**SET TASK**:
Images should be left out, and everything else in the listing reproduced exactly.

**SUPPLIED MATERIAL**:

-.-.-

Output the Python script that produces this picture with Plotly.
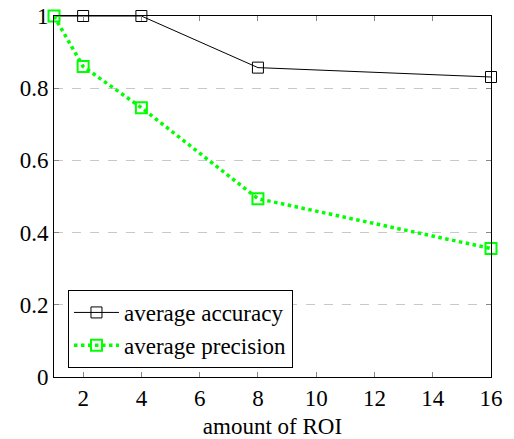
import plotly.graph_objects as go

roi = [1, 2, 4, 8, 16]
avg_accuracy = [1.0, 1.0, 1.0, 0.857, 0.831]
avg_precision = [1.0, 0.86, 0.746, 0.494, 0.356]
y_ticks = [0, 0.2, 0.4, 0.6, 0.8, 1]
y_labels = ["0", "0.2", "0.4", "0.6", "0.8", "1"]
x_ticks = [2, 4, 6, 8, 10, 12, 14, 16]

FONT = "Liberation Serif"
FS = 23

fig = go.Figure()
fig.add_trace(go.Scatter(
    x=roi, y=avg_accuracy, name="average accuracy", mode="lines+markers",
    line=dict(color="black", width=1),
    marker=dict(symbol="square-open", size=11, color="black", line=dict(width=1)),
    cliponaxis=False,
))
fig.add_trace(go.Scatter(
    x=roi, y=avg_precision, name="average precision", mode="lines+markers",
    line=dict(color="#00ff00", width=3.5, dash="dot"),
    marker=dict(symbol="square-open", size=11, color="#00ff00", line=dict(width=2)),
    cliponaxis=False,
))

fig.update_layout(
    width=514, height=439,
    margin=dict(l=46, r=31, t=8, b=70),
    plot_bgcolor="white", paper_bgcolor="white",
    font=dict(family=FONT, size=FS, color="black"),
    legend=dict(
        x=0.032, y=0.025, xanchor="left", yanchor="bottom",
        bordercolor="black", borderwidth=1, bgcolor="white",
        font=dict(family=FONT, size=FS),
        tracegroupgap=0, itemwidth=45,
    ),
    xaxis=dict(
        range=[1, 16], tickvals=x_ticks, ticks="inside", ticklen=5,
        tickcolor="#888", showline=True, linecolor="black", linewidth=1,
        mirror="allticks", showgrid=False, zeroline=False, automargin=False,
        title=dict(text="amount of ROI", font=dict(family=FONT, size=FS), standoff=8),
        tickfont=dict(family=FONT, size=FS), ticklabeloverflow="allow",
    ),
    yaxis=dict(
        range=[0, 1], tickvals=y_ticks, ticktext=y_labels, ticks="inside", ticklen=5,
        tickcolor="#888", showline=True, linecolor="black", linewidth=1,
        mirror="allticks", showgrid=True, gridcolor="#c8c8c8", griddash="dash",
        zeroline=False, automargin=False,
        tickfont=dict(family=FONT, size=FS), ticklabeloverflow="allow",
    ),
)

fig.write_html("out.html")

-.-.-

**FINISHED ANSWER**:
Output the Python script that produces this picture with Plotly.
import plotly.graph_objects as go

roi = [1, 2, 4, 8, 16]
avg_accuracy = [1.0, 1.0, 1.0, 0.857, 0.831]
avg_precision = [1.0, 0.86, 0.746, 0.494, 0.356]
y_ticks = [0, 0.2, 0.4, 0.6, 0.8, 1]
y_labels = ["0", "0.2", "0.4", "0.6", "0.8", "1"]
x_ticks = [2, 4, 6, 8, 10, 12, 14, 16]

FONT = "Liberation Serif"
FS = 23

fig = go.Figure()
fig.add_trace(go.Scatter(
    x=roi, y=avg_accuracy, name="average accuracy", mode="lines+markers",
    line=dict(color="black", width=1),
    marker=dict(symbol="square-open", size=11, color="black", line=dict(width=1)),
    cliponaxis=False,
))
fig.add_trace(go.Scatter(
    x=roi, y=avg_precision, name="average precision", mode="lines+markers",
    line=dict(color="#00ff00", width=3.5, dash="dot"),
    marker=dict(symbol="square-open", size=11, color="#00ff00", line=dict(width=2)),
    cliponaxis=False,
))

fig.update_layout(
    width=514, height=439,
    margin=dict(l=46, r=31, t=8, b=70),
    plot_bgcolor="white", paper_bgcolor="white",
    font=dict(family=FONT, size=FS, color="black"),
    legend=dict(
        x=0.032, y=0.025, xanchor="left", yanchor="bottom",
        bordercolor="black", borderwidth=1, bgcolor="white",
        font=dict(family=FONT, size=FS),
        tracegroupgap=0, itemwidth=45,
    ),
    xaxis=dict(
        range=[1, 16], tickvals=x_ticks, ticks="inside", ticklen=5,
        tickcolor="#888", showline=True, linecolor="black", linewidth=1,
        mirror="allticks", showgrid=False, zeroline=False, automargin=False,
        title=dict(text="amount of ROI", font=dict(family=FONT, size=FS), standoff=8),
        tickfont=dict(family=FONT, size=FS), ticklabeloverflow="allow",
    ),
    yaxis=dict(
        range=[0, 1], tickvals=y_ticks, ticktext=y_labels, ticks="inside", ticklen=5,
        tickcolor="#888", showline=True, linecolor="black", linewidth=1,
        mirror="allticks", showgrid=True, gridcolor="#c8c8c8", griddash="dash",
        zeroline=False, automargin=False,
        tickfont=dict(family=FONT, size=FS), ticklabeloverflow="allow",
    ),
)

fig.write_html("out.html")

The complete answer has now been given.